One of the main challenges we face in our country today is of stereotyping and encapsulation of crafts and craft led fashion vis a vis exploitation in the craft sector on the name of NGOs and rehabilitation. Design intervention is required to a large extent with in a contemporary format to re-generate interest and elevate the craft to an iconic platform. The fact that the need to sustain craft skills is as important as developing a contemporary language to develop merchandise around design skills is of vital importance. At Akaaro, we make contemporary woven textiles and then transform them in to products. Also, my endeavour to experiment with different regional materials alongside unconventional materials has resulted in successful products like my Stainless Steel fabric, which in itself is a demonstration of what can be achieved with hand-looms and basic woven techniques. It simply signifies the importance of Handcrafting over machines. Our strong belief in knowledge base and stress on relevant design process is what makes us individual.

Are there other players in the market doing similar things?

There is a lot of interest and awareness now in things handmade and natural which is overwhelming. Some of the designers I admire in the industry are Rajesh Pratap Singh, Neeru Kumar and Abraham and Thakore.

What particular trend, if at all any, are you intending to capture?

As a brand, we make sure we don’t look at any trends whatsoever.

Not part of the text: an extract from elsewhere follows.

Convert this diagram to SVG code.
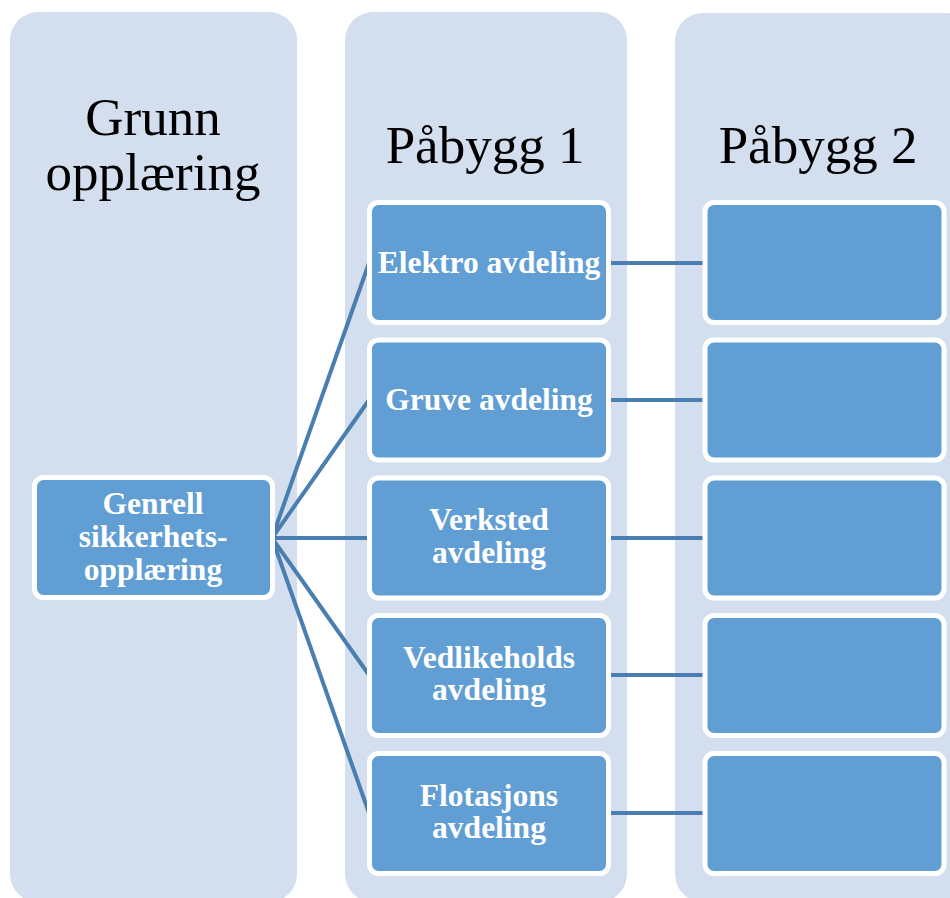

We are a design led company and focus more on research and process. If you have your process in place you will find yourself creating trends rather then following. Our designs are conceptual and influential, so we are creating a new market for ourselves which doesn’t really exist. Alongside creating, we have to educate our consumers as we have a product which is very niche and is new for Indian sensibilities.

As the architect of Akaaro, what were your most elevated moments?

Internationally Akaaro debuted at the prestigious Origin: The London craft fair during October 07. Selvedge, the coveted English textile magazine termed my work “as much a cultural regeneration programme as a textile label”. We were also invited to co-curate and exhibit in a specially curated show called London Calling in Tokyo on the commemoration of 150 years of British and Japanese Friendship, the same was inaugurated by Professor Jimmy Choo in Tokyo. Following this, we were asked by Professor Jimmy Choo to design a fabric for a pair of sling back for RSA in India. Another high point of my career could be my debut at Wills India Lifestyle Fashion Week in Delhi in October 10, where I was immediately recognised and was dubbed as find of the week by Hindustan Times. I was also invited recently to showcase my autumn winter 2011 at Alchemy Festival in London.

And finally tell us a little about your experience at YCE.

YCE was interesting for me to be a part of. Its one of the only platforms which supports and recognizes creativity in India in a very structured way.